(Entries taken from a collection)
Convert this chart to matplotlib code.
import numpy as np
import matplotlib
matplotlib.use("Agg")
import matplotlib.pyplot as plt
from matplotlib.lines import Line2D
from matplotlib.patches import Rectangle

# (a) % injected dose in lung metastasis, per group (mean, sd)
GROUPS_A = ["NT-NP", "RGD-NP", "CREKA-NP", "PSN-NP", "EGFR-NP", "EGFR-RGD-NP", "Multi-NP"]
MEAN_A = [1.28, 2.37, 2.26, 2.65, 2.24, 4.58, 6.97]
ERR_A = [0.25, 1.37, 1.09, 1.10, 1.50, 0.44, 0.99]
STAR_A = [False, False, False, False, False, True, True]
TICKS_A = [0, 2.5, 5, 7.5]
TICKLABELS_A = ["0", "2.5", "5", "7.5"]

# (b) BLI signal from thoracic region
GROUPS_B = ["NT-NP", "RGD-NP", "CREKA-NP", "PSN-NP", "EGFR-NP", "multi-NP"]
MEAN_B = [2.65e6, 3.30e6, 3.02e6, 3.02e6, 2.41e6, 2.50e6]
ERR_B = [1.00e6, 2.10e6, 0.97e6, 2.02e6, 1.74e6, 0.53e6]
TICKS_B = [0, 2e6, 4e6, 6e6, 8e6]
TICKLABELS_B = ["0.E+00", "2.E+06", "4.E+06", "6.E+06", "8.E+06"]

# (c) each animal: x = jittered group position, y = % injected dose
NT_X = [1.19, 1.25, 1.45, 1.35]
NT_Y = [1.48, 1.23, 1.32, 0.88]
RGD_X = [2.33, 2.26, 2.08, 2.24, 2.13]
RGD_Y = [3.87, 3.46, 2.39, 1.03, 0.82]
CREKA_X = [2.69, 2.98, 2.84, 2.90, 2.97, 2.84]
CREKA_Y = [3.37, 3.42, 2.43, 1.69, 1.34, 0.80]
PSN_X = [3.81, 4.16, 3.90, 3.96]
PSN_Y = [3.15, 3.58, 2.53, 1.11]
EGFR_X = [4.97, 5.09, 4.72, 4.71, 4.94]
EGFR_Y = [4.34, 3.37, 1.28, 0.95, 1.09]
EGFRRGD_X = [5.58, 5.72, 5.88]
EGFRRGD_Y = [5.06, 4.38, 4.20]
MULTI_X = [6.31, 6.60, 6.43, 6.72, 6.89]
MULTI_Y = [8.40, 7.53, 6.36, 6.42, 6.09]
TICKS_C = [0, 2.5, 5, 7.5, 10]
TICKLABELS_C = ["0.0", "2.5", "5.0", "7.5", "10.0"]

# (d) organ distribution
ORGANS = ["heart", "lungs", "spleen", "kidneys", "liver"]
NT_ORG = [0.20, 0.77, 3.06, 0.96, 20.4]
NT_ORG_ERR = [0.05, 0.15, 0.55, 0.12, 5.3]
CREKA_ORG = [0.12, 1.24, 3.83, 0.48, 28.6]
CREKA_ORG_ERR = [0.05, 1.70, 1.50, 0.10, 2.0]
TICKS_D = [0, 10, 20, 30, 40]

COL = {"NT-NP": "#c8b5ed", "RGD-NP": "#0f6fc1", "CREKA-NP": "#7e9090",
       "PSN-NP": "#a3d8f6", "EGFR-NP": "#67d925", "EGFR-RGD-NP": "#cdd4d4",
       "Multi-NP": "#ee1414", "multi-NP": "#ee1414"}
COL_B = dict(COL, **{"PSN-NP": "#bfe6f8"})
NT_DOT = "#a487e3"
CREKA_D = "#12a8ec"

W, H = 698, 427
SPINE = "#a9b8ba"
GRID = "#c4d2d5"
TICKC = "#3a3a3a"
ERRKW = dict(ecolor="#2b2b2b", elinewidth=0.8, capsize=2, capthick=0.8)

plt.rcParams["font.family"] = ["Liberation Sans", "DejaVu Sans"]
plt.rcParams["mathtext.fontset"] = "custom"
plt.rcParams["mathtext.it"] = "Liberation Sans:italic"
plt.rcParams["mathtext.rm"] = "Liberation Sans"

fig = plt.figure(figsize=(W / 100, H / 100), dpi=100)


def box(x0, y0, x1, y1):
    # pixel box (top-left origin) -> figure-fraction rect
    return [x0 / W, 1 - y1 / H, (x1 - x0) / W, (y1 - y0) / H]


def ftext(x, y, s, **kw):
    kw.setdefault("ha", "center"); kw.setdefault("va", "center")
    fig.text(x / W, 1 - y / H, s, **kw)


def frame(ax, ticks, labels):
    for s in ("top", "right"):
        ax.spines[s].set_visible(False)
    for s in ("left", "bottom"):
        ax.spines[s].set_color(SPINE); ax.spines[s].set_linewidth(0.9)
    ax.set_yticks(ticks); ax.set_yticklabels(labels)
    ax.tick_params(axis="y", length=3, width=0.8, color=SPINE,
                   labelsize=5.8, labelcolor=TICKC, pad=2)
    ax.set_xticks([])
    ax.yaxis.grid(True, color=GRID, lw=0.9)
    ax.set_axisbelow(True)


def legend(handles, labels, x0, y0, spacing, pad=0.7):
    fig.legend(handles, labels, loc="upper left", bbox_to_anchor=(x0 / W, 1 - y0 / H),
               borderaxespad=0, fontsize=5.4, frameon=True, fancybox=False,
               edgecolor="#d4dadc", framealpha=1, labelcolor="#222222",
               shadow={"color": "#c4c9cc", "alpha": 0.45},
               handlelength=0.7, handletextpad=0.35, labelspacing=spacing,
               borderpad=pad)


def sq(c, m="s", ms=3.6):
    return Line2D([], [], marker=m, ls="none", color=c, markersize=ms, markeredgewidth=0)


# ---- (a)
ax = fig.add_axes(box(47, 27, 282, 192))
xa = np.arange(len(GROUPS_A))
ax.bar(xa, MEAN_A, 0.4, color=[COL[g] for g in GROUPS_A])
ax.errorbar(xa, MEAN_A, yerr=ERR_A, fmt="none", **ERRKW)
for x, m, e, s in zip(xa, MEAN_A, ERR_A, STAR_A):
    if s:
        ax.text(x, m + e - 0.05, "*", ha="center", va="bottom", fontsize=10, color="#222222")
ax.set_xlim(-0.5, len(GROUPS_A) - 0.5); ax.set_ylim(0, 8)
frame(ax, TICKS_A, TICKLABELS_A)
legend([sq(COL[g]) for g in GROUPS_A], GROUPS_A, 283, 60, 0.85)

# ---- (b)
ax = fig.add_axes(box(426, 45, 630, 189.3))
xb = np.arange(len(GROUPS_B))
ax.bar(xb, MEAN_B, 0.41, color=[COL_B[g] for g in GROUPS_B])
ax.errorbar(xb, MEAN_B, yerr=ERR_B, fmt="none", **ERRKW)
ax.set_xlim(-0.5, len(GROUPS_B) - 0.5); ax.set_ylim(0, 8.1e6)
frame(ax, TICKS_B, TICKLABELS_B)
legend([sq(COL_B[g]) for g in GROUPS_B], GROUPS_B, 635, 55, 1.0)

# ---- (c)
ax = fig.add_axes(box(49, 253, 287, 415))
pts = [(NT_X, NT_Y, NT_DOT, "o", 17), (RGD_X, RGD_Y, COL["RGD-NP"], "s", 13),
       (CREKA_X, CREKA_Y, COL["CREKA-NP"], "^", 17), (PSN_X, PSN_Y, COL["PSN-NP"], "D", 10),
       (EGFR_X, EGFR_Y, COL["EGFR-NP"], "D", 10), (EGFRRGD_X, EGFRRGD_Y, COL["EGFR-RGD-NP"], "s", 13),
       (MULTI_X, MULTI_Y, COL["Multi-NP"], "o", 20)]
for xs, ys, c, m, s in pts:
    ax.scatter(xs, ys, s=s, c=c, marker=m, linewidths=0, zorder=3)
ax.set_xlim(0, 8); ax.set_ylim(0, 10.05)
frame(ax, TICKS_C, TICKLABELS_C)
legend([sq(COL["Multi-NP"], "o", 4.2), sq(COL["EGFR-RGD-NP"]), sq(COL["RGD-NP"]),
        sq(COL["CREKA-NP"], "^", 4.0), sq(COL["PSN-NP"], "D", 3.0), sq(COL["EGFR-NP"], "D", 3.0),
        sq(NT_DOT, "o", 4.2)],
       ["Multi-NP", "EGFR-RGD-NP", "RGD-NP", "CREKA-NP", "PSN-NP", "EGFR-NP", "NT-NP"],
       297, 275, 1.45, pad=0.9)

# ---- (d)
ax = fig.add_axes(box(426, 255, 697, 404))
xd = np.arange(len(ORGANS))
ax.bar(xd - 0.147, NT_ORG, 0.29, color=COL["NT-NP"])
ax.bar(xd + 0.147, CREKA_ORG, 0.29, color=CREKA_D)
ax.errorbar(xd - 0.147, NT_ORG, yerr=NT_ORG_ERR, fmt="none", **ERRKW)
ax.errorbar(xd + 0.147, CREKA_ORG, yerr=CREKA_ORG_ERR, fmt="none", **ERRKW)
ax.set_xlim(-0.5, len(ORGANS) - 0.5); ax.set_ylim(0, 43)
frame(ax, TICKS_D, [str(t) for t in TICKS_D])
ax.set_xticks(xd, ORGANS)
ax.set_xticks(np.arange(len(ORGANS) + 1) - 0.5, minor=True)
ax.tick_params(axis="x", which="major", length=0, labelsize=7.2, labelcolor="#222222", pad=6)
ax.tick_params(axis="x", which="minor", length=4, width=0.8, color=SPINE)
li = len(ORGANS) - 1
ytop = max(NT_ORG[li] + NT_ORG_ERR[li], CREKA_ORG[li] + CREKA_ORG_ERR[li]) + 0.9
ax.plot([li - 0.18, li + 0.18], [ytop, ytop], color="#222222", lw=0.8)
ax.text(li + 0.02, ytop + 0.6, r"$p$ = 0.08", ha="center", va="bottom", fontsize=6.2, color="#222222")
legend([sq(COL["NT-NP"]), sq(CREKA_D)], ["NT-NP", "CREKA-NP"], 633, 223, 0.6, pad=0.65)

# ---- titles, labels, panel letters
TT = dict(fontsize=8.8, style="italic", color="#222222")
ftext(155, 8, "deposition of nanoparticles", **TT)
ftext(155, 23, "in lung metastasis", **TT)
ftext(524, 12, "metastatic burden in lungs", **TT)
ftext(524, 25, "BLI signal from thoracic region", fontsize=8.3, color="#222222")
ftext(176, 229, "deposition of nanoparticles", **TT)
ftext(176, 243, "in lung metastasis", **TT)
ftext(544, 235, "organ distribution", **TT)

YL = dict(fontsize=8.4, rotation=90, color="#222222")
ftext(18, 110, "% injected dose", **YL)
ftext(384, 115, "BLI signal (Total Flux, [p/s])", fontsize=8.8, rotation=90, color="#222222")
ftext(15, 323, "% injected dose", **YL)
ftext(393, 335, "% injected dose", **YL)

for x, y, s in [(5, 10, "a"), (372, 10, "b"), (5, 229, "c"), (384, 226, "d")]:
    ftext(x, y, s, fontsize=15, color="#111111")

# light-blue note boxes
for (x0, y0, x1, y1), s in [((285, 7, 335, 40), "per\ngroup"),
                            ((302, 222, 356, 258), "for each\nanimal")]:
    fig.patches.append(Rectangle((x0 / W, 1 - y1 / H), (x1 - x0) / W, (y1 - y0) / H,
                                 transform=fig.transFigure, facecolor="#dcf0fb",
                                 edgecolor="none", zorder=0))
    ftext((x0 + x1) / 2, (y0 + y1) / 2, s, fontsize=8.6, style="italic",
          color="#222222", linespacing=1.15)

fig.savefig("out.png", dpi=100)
* * *
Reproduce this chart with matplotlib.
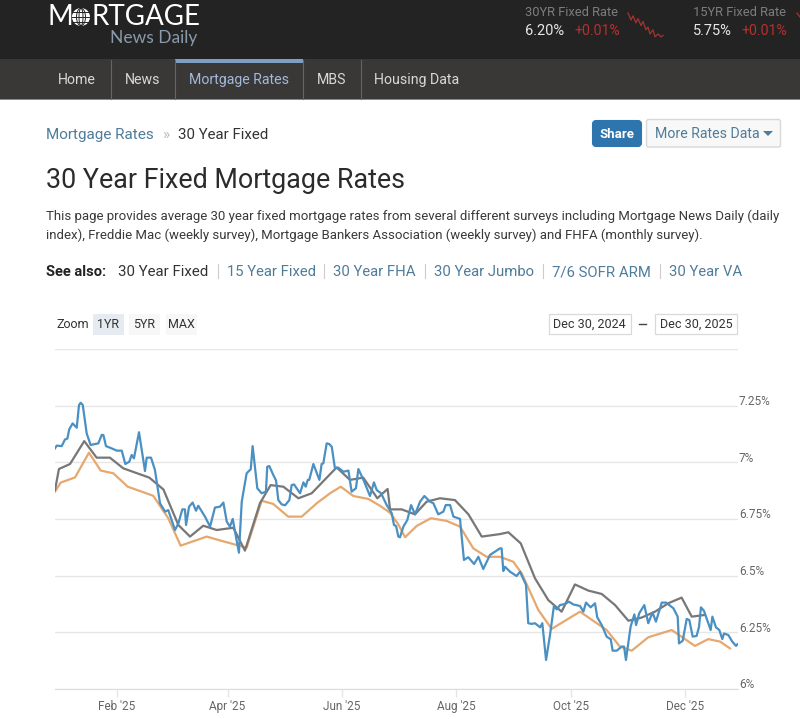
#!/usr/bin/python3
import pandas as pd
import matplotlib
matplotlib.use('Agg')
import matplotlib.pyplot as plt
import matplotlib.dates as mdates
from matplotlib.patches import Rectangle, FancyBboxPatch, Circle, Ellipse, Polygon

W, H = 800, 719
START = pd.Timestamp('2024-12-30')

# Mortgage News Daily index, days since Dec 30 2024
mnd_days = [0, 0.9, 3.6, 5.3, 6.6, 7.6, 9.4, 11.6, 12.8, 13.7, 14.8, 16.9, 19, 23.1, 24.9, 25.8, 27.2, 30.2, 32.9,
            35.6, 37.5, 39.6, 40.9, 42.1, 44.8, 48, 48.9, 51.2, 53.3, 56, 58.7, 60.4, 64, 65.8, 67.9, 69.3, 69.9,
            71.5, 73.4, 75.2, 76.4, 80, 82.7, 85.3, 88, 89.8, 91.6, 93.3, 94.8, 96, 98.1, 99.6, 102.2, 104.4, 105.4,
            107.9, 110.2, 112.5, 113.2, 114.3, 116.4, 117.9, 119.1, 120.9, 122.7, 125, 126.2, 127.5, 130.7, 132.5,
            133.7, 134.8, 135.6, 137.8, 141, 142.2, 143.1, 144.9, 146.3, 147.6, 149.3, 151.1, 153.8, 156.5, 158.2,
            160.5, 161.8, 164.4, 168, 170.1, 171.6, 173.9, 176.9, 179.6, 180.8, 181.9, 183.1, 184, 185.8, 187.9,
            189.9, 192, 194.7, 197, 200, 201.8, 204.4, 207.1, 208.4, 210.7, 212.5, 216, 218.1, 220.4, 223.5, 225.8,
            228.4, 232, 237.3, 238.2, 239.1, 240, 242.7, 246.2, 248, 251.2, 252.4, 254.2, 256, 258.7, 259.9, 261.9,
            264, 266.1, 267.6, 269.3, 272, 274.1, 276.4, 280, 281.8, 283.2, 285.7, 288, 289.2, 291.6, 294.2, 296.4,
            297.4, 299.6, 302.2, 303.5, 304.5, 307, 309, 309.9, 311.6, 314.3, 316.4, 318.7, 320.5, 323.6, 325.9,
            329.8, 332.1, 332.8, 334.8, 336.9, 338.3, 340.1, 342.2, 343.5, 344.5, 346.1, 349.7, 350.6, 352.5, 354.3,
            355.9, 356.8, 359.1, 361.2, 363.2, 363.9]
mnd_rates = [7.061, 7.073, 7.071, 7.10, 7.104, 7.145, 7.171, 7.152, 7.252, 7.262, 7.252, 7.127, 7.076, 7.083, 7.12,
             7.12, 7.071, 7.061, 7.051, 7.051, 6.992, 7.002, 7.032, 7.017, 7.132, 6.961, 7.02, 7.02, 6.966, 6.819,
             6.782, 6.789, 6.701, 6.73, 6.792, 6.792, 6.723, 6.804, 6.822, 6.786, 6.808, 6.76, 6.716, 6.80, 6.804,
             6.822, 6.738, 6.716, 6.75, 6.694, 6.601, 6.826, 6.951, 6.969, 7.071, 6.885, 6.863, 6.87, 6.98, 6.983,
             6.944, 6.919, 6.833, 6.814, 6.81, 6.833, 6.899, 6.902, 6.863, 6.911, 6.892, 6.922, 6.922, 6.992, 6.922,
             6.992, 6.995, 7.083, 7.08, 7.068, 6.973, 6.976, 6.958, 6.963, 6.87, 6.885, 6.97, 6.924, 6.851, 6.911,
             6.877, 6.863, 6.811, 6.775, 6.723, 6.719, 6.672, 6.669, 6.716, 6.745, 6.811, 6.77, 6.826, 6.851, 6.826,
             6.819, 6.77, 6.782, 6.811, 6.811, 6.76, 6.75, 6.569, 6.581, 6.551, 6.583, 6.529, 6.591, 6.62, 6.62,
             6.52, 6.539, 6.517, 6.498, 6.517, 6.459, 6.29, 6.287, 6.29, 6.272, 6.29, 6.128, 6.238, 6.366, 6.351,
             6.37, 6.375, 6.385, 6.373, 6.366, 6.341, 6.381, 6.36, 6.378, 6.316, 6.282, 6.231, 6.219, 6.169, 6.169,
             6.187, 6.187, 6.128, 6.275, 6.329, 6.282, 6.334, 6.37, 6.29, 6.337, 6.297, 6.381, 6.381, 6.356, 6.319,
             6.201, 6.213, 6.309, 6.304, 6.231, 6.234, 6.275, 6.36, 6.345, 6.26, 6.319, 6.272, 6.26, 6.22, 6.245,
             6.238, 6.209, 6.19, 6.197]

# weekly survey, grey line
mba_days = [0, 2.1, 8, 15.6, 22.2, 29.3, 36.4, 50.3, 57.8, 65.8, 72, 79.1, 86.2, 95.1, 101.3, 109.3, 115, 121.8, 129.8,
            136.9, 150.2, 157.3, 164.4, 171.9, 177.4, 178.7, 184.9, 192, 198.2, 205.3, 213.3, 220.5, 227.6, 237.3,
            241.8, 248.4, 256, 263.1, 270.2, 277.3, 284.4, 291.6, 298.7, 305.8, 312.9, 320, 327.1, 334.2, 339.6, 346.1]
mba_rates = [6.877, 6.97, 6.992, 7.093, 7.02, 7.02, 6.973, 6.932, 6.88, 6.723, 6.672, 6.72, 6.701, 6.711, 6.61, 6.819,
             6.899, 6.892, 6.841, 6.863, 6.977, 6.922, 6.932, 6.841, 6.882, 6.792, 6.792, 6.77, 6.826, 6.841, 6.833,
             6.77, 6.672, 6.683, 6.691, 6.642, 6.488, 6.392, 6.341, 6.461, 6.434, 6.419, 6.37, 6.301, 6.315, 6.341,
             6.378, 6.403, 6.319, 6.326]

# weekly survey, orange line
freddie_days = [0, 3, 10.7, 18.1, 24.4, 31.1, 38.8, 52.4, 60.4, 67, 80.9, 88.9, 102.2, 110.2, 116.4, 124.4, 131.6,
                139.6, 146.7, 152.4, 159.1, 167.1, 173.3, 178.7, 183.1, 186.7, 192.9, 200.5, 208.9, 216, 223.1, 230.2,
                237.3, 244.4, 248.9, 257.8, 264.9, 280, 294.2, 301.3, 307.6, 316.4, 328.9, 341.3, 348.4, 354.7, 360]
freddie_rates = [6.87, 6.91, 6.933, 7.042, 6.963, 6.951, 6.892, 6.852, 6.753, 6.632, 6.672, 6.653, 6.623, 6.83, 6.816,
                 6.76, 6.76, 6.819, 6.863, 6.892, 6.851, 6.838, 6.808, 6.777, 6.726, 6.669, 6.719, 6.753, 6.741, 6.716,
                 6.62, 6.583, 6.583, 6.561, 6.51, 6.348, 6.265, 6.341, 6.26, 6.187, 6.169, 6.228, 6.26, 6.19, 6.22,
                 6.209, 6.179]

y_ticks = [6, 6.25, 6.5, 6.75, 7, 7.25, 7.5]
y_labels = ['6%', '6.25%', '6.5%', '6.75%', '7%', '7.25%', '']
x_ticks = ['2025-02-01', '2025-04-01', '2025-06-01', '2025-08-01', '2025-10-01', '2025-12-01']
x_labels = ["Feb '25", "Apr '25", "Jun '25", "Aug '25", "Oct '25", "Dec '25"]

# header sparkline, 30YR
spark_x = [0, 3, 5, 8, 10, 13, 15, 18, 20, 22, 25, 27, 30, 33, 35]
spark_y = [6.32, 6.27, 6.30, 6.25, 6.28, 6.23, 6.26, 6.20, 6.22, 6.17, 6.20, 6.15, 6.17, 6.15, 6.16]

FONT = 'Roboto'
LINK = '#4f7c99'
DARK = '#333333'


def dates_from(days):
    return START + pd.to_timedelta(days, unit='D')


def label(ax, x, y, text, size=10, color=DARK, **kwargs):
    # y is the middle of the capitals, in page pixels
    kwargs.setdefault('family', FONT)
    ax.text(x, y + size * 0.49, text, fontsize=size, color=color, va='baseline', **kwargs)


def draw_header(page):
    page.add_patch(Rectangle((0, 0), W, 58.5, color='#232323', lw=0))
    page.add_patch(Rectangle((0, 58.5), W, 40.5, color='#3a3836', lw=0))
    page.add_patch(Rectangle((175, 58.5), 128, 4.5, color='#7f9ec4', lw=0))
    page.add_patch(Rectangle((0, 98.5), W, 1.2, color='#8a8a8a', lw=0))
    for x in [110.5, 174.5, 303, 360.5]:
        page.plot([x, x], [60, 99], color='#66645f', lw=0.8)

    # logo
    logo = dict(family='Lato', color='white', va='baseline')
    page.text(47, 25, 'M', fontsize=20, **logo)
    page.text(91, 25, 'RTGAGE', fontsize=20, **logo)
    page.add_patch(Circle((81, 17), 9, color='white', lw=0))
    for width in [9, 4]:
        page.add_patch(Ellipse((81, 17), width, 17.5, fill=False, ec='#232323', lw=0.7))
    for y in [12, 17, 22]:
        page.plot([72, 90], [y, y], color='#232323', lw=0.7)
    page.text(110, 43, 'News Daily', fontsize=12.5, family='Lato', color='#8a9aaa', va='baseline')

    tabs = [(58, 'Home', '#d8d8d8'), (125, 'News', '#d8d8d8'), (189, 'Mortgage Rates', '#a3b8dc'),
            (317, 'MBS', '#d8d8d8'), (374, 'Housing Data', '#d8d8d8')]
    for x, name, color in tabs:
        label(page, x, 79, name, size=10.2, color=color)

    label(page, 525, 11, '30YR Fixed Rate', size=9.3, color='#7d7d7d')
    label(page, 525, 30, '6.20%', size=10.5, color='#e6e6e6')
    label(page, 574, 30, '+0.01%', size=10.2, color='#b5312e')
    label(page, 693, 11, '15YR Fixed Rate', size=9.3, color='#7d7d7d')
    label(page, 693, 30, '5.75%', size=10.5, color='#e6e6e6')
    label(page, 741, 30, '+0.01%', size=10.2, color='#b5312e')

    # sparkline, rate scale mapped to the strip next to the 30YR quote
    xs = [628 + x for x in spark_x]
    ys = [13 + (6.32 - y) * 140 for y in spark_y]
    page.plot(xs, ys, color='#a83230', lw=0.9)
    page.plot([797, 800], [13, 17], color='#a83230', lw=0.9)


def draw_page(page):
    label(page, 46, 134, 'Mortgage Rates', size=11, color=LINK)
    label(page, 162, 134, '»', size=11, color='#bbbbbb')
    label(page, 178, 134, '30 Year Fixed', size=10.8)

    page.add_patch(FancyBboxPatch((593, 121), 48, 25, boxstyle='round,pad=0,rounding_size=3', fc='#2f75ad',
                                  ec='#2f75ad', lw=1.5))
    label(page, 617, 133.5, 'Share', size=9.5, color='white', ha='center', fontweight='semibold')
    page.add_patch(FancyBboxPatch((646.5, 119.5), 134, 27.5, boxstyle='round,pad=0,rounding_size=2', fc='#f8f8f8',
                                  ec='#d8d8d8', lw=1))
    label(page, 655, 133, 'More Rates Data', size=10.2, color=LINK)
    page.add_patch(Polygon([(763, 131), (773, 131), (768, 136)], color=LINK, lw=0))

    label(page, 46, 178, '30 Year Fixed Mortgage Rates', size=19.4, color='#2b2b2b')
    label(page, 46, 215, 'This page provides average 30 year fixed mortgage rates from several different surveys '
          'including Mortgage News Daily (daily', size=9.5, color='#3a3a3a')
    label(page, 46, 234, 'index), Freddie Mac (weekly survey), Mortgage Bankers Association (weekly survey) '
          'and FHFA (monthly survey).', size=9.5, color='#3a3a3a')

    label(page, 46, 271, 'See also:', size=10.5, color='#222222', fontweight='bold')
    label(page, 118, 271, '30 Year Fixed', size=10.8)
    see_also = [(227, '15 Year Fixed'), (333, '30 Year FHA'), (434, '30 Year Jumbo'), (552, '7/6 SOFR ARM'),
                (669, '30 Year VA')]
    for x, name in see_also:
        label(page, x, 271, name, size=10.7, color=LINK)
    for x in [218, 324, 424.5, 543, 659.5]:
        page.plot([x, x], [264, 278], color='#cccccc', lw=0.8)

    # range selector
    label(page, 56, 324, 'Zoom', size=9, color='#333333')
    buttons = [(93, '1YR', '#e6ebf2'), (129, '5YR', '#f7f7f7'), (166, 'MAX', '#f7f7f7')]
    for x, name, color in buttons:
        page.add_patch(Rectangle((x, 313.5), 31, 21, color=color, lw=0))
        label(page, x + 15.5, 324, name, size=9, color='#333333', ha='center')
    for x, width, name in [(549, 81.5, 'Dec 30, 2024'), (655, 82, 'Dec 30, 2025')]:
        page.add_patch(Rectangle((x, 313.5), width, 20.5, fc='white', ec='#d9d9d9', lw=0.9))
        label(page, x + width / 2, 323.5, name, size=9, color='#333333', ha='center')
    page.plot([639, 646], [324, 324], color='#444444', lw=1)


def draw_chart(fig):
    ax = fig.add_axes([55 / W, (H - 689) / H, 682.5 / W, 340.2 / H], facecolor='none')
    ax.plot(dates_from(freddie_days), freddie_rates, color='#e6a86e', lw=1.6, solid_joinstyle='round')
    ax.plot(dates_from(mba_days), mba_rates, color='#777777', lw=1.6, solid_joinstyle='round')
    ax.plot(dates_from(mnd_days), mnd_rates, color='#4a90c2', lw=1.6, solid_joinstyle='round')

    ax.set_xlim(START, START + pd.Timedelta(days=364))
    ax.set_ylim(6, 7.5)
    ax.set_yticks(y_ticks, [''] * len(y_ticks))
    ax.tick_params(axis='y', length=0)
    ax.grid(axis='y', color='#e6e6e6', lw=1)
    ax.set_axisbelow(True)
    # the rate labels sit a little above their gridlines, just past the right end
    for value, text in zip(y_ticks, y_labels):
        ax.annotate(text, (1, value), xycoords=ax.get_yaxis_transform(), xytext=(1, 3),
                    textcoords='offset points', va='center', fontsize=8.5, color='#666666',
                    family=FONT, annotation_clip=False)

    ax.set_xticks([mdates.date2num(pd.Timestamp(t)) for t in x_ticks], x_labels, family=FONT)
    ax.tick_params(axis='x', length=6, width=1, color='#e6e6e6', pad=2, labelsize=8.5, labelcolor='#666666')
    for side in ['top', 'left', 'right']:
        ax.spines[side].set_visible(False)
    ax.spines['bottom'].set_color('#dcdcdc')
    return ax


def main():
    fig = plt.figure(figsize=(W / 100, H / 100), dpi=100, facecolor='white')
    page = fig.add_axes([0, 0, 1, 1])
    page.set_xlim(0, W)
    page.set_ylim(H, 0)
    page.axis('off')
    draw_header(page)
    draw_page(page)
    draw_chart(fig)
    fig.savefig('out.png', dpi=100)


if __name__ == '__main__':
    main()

Objective
In the listing above, find the line containing "Reproduce this chart with matplotlib." and the line containing "START = pd.Timestamp('2024-12-30')", then write out both of them and every line between, exactly, with no pictures.

Finished task
Reproduce this chart with matplotlib.
#!/usr/bin/python3
import pandas as pd
import matplotlib
matplotlib.use('Agg')
import matplotlib.pyplot as plt
import matplotlib.dates as mdates
from matplotlib.patches import Rectangle, FancyBboxPatch, Circle, Ellipse, Polygon

W, H = 800, 719
START = pd.Timestamp('2024-12-30')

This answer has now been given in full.